Ce travail scientifique est bien sûr un premier résultat. Notre apprentissage sur les questions de données en est un autre comme je l’ai expliqué.
Cette initiative est aussi pour Orange une façon d’incarner sa politique de responsabilité sociale de l’entreprise, en participant au développement local des pays dans lesquels elle est présente. A ce titre, Data 4 development a été mené en collaboration avec l’ONU qui porte un programme autour des données et du développement intitulé Global Pulse
Avec cette expérimentation, la démonstration de l’utilité sociale de la recherche appuyée sur les usages des mobiles est faite.
Quelles questions sont ouvertes suite à cette expérimentation ?
Il y a plusieurs types de questions. La première est d’ordre épistémologique, elle concerne les méthodologies de recherche. Un des articles a développé un argument particulièrement intéressant : bien sûr la masse de données et les méthodologies quantitatives pour les analyser nous donnent une nouvelle vision de la réalité, cependant, les méthodologies qualitatives d’enquête terrain sont un corollaire indispensable pour disposer d’une interprétation fiable de ces données. Les données seules ne sont pas suffisantes pour comprendre une réalité. C’est un point important lors que certains prédisent que le big data sonne le glas des théories scientifiques et des sciences humaines et sociales.
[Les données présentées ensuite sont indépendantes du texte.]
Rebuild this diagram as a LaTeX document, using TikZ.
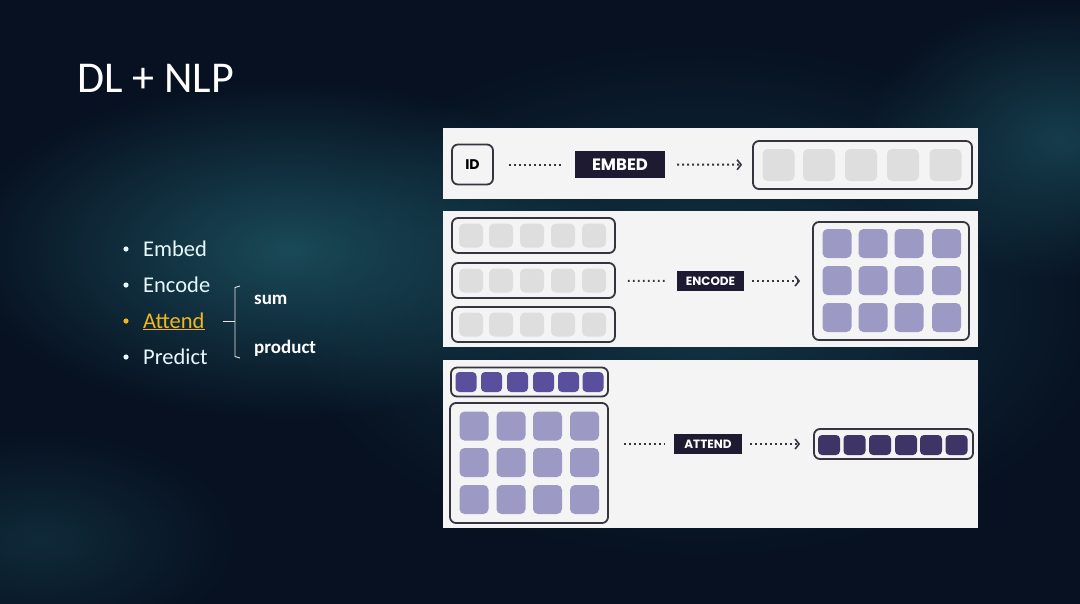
\documentclass[tikz,border=0pt]{standalone}
\usepackage{fontspec}
\setmainfont{Carlito}
\newfontfamily\popfont{Poppins}
\usetikzlibrary{arrows.meta,positioning,fadings}

\definecolor{bgdark}{RGB}{7,17,33}
\definecolor{bgglow}{RGB}{28,80,94}
\definecolor{panel}{RGB}{244,244,244}
\definecolor{boxline}{RGB}{55,52,64}
\definecolor{labelbg}{RGB}{30,26,50}
\definecolor{lightcell}{RGB}{222,222,222}
\definecolor{midcell}{RGB}{156,153,197}
\definecolor{topcell}{RGB}{90,79,156}
\definecolor{outcell}{RGB}{62,53,102}
\definecolor{attendyel}{RGB}{240,184,30}

\tikzfading[name=glowfade, inner color=transparent!0, outer color=transparent!100]

\tikzset{
  panelbox/.style={fill=panel, draw=none, inner sep=0pt},
  vecbox/.style={draw=boxline, line width=1.8pt, rounded corners=6pt, fill=panel, inner sep=0pt},
  cell/.style={rounded corners=5pt, inner sep=0pt, draw=none},
  tagbox/.style={fill=labelbg, text=white, inner sep=0pt},
  dotline/.style={draw=boxline, line width=2pt, dash pattern=on 1.8pt off 3.2pt},
  dotarrow/.style={dotline, -{Straight Barb[length=4pt,width=10pt,line width=1.6pt]}},
  item/.style={text=white!90!cyan, font=\fontsize{22.5}{26}\selectfont, anchor=base west, inner sep=0pt},
  glow/.style={fill=bgglow, path fading=glowfade},
}

\begin{document}
\begin{tikzpicture}[x=1pt,y=-1pt]

% ===== Background =====
\useasboundingbox (0,0) rectangle (1080,603);
\fill[bgdark] (-4,-4) rectangle (1084,607);
\fill[glow, opacity=0.9] (290,250) ellipse (330 and 170);
\fill[glow, opacity=0.6] (700,300) ellipse (420 and 260);
\fill[glow, opacity=0.7] (1060,140) ellipse (200 and 140);
\fill[glow, opacity=0.4] (40,540) ellipse (200 and 110);

% ===== Title =====
\node[text=white, font=\fontsize{44}{50}\selectfont, anchor=base west, inner sep=0pt] (title) at (77,92) {DL + NLP};

% ===== Bullet list =====
\node[item] (embedit) at (143,256) {Embed};
\node[item] (encodeit) at (143,292) {Encode};
\node[item, text=attendyel] (attendit) at (143,328) {\underline{Attend}};
\node[item] (predictit) at (143,364) {Predict};
\foreach \y in {249,285,357} {
    \fill[white!90!cyan] (126,\y) circle (2.6pt);
}
\fill[attendyel] (126,321) circle (2.6pt);

% ===== Brace =====
\draw[white!80!gray, line width=0.9pt] (240,286) -- (235,287.5) -- (235,356.5) -- (240,358);
\draw[white!80!gray, line width=0.9pt] (223,321) -- (235,321);
\node[text=white, font=\bfseries\fontsize{19}{22}\selectfont, anchor=base west, inner sep=0pt] (sum) at (254,304) {sum};
\node[text=white, font=\bfseries\fontsize{19}{22}\selectfont, anchor=base west, inner sep=0pt] (product) at (254,353) {product};

% ===== Panel 1: embed =====
\node[panelbox, minimum width=535pt, minimum height=71pt] (p1) at (710.5,163.5) {};
\node[vecbox, minimum width=41pt, minimum height=40pt, font=\popfont\bfseries\fontsize{14}{16}\selectfont] (id) at (472.5,164.5) {ID};
\node[tagbox, minimum width=90pt, minimum height=27pt, font=\popfont\bfseries\fontsize{16.5}{18}\selectfont] (embed) at (620,164.5) {EMBED};
\node[vecbox, minimum width=219pt, minimum height=48pt] (emb) at (862.5,165) {};
\foreach \x [count=\i] in {778.5,819,861,903,945.5} {
    \node[cell, fill=lightcell, minimum size=32pt] (emb\i) at (\x,165) {};
}
\draw[dotline, shorten <=15pt, shorten >=13pt] (id) -- (embed);
\draw[dotarrow, shorten <=12pt, shorten >=10pt] (embed) -- (emb);

% ===== Panel 2: encode =====
\node[panelbox, minimum width=535pt, minimum height=136pt] (p2) at (710.5,279) {};
\foreach \r/\y in {1/235.5,2/280.5,3/324.5} {
    \node[vecbox, minimum width=163pt, minimum height=35pt] (row\r) at (533.5,\y) {};
    \foreach \x [count=\c] in {471,501,532,563,594} {
        \node[cell, fill=lightcell, minimum size=24pt] (row\r c\c) at (\x,\y) {};
    }
}
\node[tagbox, minimum width=67pt, minimum height=20pt, font=\popfont\bfseries\fontsize{12}{14}\selectfont] (encode) at (710.5,281) {ENCODE};
\node[vecbox, minimum width=156pt, minimum height=118pt] (enc) at (891,281) {};
\foreach \y [count=\r] in {243.5,280.5,317.5} {
    \foreach \x [count=\c] in {837,873,909,946.5} {
        \node[cell, fill=midcell, minimum size=29pt] (enc\r\c) at (\x,\y) {};
    }
}
\draw[dotline, shorten <=12pt, shorten >=10pt] (row2) -- (encode);
\draw[dotarrow, shorten <=8pt, shorten >=12pt] (encode) -- (enc);

% ===== Panel 3: attend =====
\node[panelbox, minimum width=535pt, minimum height=168pt] (p3) at (710.5,444) {};
\node[vecbox, minimum width=157pt, minimum height=29pt] (query) at (529.5,382) {};
\foreach \x [count=\i] in {466,491.5,517.5,543.5,568.5,593} {
    \node[cell, fill=topcell, minimum width=21pt, minimum height=20pt, rounded corners=4pt] (query\i) at (\x,382) {};
}
\node[vecbox, minimum width=158pt, minimum height=120pt] (keys) at (529,463) {};
\foreach \y [count=\r] in {426,462.5,499.5} {
    \foreach \x [count=\c] in {474,511,547.5,584.5} {
        \node[cell, fill=midcell, minimum size=29pt] (keys\r\c) at (\x,\y) {};
    }
}
\node[tagbox, minimum width=68pt, minimum height=20pt, font=\popfont\bfseries\fontsize{12}{14}\selectfont] (attend) at (708,444) {ATTEND};
\node[vecbox, minimum width=159pt, minimum height=30pt] (out) at (893.5,444) {};
\foreach \x [count=\i] in {829,854.5,880,906,931,956.5} {
    \node[cell, fill=outcell, minimum width=22pt, minimum height=20pt, rounded corners=4pt] (out\i) at (\x,445) {};
}
\draw[dotline, shorten <=15pt, shorten >=9pt] (keys.east |- attend.west) -- (attend.west);
\draw[dotarrow, shorten <=8pt, shorten >=13pt] (attend) -- (out);

\end{tikzpicture}
\end{document}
La deuxième série de questions concerne la création de valeur et sa monétisation.
L’ouverture des données génère de la valeur pour l’écosystème : les individus, les pouvoirs publics, les communautés, les entreprises. Les mécanismes de partage de cette valeur sont encore en élaboration.
Pour un acteur qui met ses données à disposition comme Orange, il y a plusieurs stratégies possibles sur un continuum qui va de l’open data gratuit au market data vendu de gré à gré avec tous les régimes mixes imaginables. Des expérimentations verront sûrement le jour sur ce sujet aussi.
Une autre question concerne le mésusage possible de ces données. En fonction du contexte politique et social dans lequel les données sont produites, sa mise à disposition peut ouvrir la porte à des usages imprévus, voire aux antipodes des effets espérés. L’exemple de l’ouverture des données du cadastre à Bangalore en Inde illustre le problème. Lorsque ces données ont été numérisées et ouvertes, ce sont les personnes de classe moyennes et supérieures disposant d’un capital cognitif et financier qui s’en sont emparées pour mettre la main sur des terres dont les droits de propriétés n’étaient pas limpides, en chassant des paysans pauvres.
Il ne s’agit pas d’avoir sur le sujet une posture normative, en déclarant ce que seraient a priori les bons ou les mauvais usages, et en cherchant à les contrôler ex ante, ce qui serait totalement illusoire, mais avoir conscience que la mise à disposition des données peut avoir dans certains cas des effets pervers.
Ce qui est certain c’est que la question de l’ouverture des données donne aux entreprises qui s’engagent dans cette démarche bien entendu des opportunités d’affaires, mais aussi une responsabilité supplémentaire.